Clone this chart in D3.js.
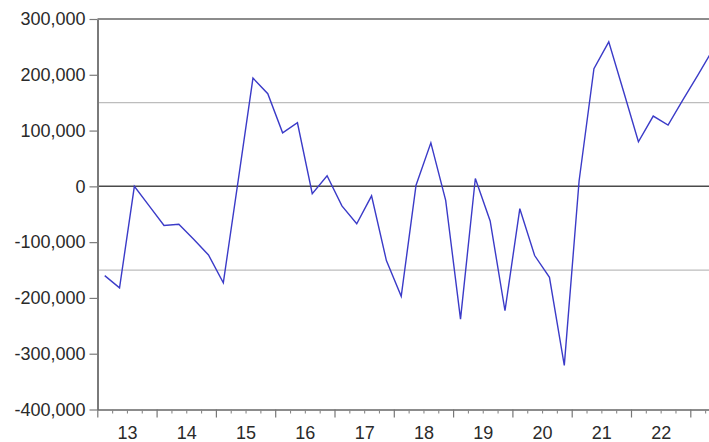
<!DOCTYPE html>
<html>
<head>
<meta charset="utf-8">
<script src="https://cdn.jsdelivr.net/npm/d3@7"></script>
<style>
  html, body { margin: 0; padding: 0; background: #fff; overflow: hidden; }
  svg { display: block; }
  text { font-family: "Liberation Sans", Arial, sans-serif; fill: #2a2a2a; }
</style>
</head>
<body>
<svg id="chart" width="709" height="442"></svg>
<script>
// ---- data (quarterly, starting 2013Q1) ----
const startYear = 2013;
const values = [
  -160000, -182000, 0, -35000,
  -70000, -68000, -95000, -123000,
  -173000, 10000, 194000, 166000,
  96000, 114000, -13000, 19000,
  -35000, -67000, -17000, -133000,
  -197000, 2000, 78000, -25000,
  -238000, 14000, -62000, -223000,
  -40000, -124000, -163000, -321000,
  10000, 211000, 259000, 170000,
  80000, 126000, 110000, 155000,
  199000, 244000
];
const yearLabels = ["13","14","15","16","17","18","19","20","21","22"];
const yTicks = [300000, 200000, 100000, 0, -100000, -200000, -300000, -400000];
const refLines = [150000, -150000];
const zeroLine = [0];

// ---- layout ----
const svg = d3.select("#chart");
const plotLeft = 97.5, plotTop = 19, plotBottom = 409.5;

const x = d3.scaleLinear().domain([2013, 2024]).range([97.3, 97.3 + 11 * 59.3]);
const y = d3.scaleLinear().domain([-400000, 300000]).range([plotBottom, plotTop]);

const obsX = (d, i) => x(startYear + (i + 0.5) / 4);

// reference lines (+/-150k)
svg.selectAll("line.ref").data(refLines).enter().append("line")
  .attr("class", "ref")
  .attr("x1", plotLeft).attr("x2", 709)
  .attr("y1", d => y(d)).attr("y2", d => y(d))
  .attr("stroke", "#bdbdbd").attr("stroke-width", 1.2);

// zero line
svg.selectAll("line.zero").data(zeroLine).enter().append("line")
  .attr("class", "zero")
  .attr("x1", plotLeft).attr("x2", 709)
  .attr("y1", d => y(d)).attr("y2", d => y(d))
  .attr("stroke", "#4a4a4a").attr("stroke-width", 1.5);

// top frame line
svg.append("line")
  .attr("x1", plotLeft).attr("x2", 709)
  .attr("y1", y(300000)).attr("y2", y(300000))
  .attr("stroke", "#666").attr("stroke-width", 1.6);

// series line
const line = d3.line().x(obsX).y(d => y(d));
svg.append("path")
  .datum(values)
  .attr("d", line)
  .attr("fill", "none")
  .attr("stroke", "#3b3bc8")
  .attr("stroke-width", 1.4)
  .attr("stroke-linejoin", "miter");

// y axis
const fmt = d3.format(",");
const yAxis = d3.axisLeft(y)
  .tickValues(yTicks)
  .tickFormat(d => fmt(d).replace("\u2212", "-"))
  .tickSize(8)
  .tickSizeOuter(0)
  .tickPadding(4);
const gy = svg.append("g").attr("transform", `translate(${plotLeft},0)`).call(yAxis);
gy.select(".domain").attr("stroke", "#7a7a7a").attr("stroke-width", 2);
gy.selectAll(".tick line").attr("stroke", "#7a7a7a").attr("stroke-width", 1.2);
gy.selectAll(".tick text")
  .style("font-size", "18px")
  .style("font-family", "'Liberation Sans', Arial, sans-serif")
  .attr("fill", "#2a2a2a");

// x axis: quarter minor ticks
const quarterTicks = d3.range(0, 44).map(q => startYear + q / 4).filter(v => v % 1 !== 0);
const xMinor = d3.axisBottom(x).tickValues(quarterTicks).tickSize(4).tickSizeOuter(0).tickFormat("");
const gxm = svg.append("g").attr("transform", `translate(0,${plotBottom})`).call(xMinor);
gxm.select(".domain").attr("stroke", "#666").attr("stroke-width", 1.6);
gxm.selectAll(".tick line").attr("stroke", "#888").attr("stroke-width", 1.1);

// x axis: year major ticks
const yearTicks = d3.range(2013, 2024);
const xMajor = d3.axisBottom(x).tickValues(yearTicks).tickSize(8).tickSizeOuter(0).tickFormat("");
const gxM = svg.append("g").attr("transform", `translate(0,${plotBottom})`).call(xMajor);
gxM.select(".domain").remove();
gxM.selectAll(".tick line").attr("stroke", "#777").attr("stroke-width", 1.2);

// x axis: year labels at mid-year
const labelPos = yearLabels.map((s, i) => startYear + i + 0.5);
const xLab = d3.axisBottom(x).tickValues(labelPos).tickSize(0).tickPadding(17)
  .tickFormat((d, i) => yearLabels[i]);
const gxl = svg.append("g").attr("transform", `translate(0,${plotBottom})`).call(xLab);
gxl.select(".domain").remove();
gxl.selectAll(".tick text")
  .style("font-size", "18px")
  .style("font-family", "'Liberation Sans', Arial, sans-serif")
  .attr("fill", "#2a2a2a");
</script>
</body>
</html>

_ _ _ _ _

**YOUR TASK:** Check each line above for the word "chart" and copy the ones that have it.

**WRITTEN RESPONSE:**
Clone this chart in D3.js.
<svg id="chart" width="709" height="442"></svg>
const svg = d3.select("#chart");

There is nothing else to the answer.